Engineering is exactly what many supporters of fossil fuels are counting on – technological solutions to global weather systems. My question is, if the companies can’t even engineer safe and reliable oil exploitation and delivery systems, where do they gain their confidence in the ability of humans to engineer climate systems or safe biosphere havens?

Due to an old US law, the diluted bitumen extracted from Alberta tar sands is not classified as oil. For oil companies and pipeline operators (including the proposed Keystone XL Pipeline under discussion), the exploitation of tar sands oil will come without the cost of paying the regulation-stipulated 8-cents-per-barrel contribution into the US federal Oil Spill Liability Trust Fund, which helps pay for spill clean-ups.

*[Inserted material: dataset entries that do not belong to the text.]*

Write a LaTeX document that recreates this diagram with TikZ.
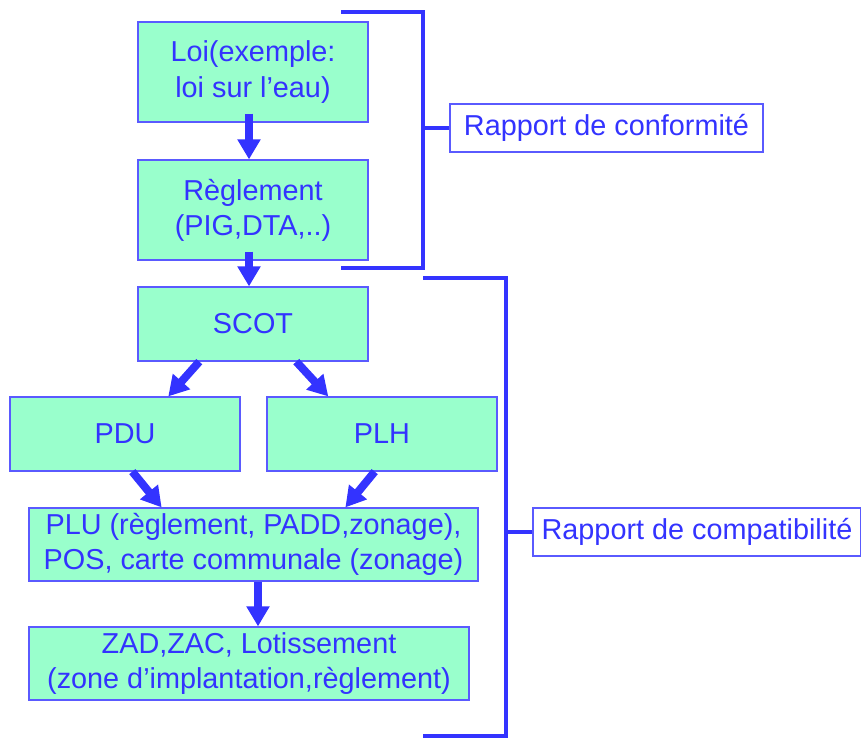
\documentclass[tikz,border=0pt]{standalone}
\usepackage{fontspec}
\setmainfont{Liberation Sans}
\usepackage{tikz}
\usetikzlibrary{arrows.meta}

\definecolor{txtblue}{RGB}{51,51,255}
\definecolor{boxblue}{RGB}{90,90,255}
\definecolor{boxgreen}{RGB}{153,255,204}

\begin{document}
\begin{tikzpicture}
  [x=0.02cm,y=-0.02cm,
   every node/.style={rectangle,draw=boxblue,line width=0.7pt,text=txtblue,align=center,
     font=\fontsize{16.4}{20}\selectfont,inner sep=0pt},
   box/.style={fill=boxgreen},
   arr/.style={draw=txtblue,line width=0.16cm,-{Triangle[width=0.44cm,length=0.4cm]}},
   brack/.style={draw=txtblue,line width=0.08cm,line join=miter}]
  \useasboundingbox (0,0) rectangle (861,738);

  \node [box,minimum width=4.6cm,minimum height=2cm] (loi) at (253,72) {Loi(exemple:\\ loi sur l’eau)};
  \node [box,minimum width=4.6cm,minimum height=2cm] (regl) at (253,210) {Règlement\\(PIG,DTA,..)};
  \node [box,minimum width=4.6cm,minimum height=1.48cm] (scot) at (253,324) {SCOT};
  \node [box,minimum width=4.6cm,minimum height=1.48cm] (pdu) at (125,434) {PDU};
  \node [box,minimum width=4.6cm,minimum height=1.48cm] (plh) at (382,434) {PLH};
  \node [box,minimum width=8.98cm,minimum height=1.46cm] (plu) at (253.5,544.5) {PLU (règlement, PADD,zonage),\\POS, carte communale (zonage)};
  \node [box,minimum width=8.8cm,minimum height=1.46cm] (zad) at (249,663.5) {ZAD,ZAC, Lotissement\\(zone d’implantation,règlement)};
  \node [minimum width=6.26cm,minimum height=0.96cm] (conf) at (606.5,128) {Rapport de conformité};
  \node [minimum width=6.56cm,minimum height=0.96cm] (compat) at (697,532) {Rapport de compatibilité};

  \foreach \from/\to in {loi/regl,regl/scot}
    \draw [arr] ([xshift=-0.08cm,yshift=0.18cm]\from.south) -- ([xshift=-0.08cm]\to.north);
  \foreach \from/\to in {scot.215/pdu.41,scot.319/plh.145,pdu.281/plu.158,plh.259/plu.22}
    \draw [arr] (\from) -- (\to);
  \draw [arr] ([xshift=0.09cm]plu.south) -- ([xshift=0.09cm]plu.south |- zad.north);

  % accolades
  \draw [brack] (341,12) -- (423,12) -- (423,268) -- (341,268);
  \draw [brack] (423,128) -- (conf.west);
  \draw [brack] (423,278) -- (506,278) -- (506,736) -- (423,736);
  \draw [brack] (506,532) -- (compat.west);

\end{tikzpicture}
\end{document}
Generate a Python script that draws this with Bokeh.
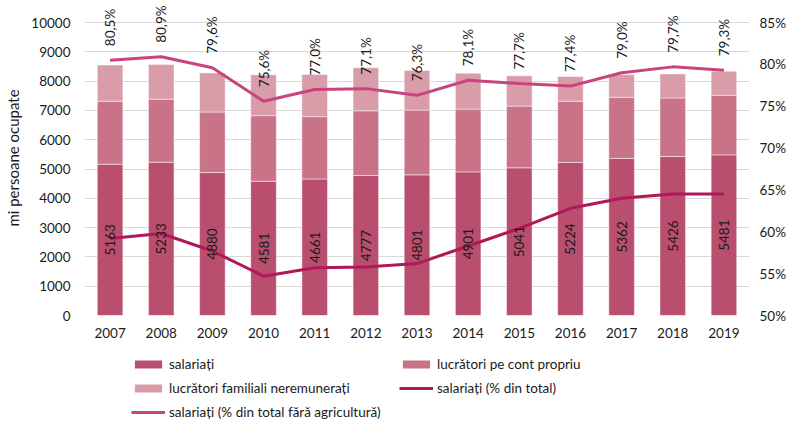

There have already been a number of tar sands oil spills. Included here are a few that were discovered:

13 oil spills in 30 days Source: tcktcktck.com

From NPR: “The Environmental Protection Agency (EPA)  has come out in support of higher standards for pipelines carrying tar sands oil because the oil is more aggressive to pipelines than conventional crude, making leaks and spills more likely.  Michigan State University professor Stephen Hamilton thinks more regulation is needed because of the many ways that a tar sands spill can be more harmful to the environment and people than a conventional oil spill. Another example he cited is that tar sands oil is a lot stickier than conventional crude, so everything it touches, even rocks, cannot be cleaned and needs to be thrown away.

“The consequences and the costs of the cleanup, once it gets into surface water systems as we’ve seen in the case of the Kalamazoo River, are incredibly high,” he says. “And, you know, we’ll never get it all out.”

The presidential decision on whether or not to approve the Keystone XL pipeline is currently under consideration, and is due in the summer or fall of this year.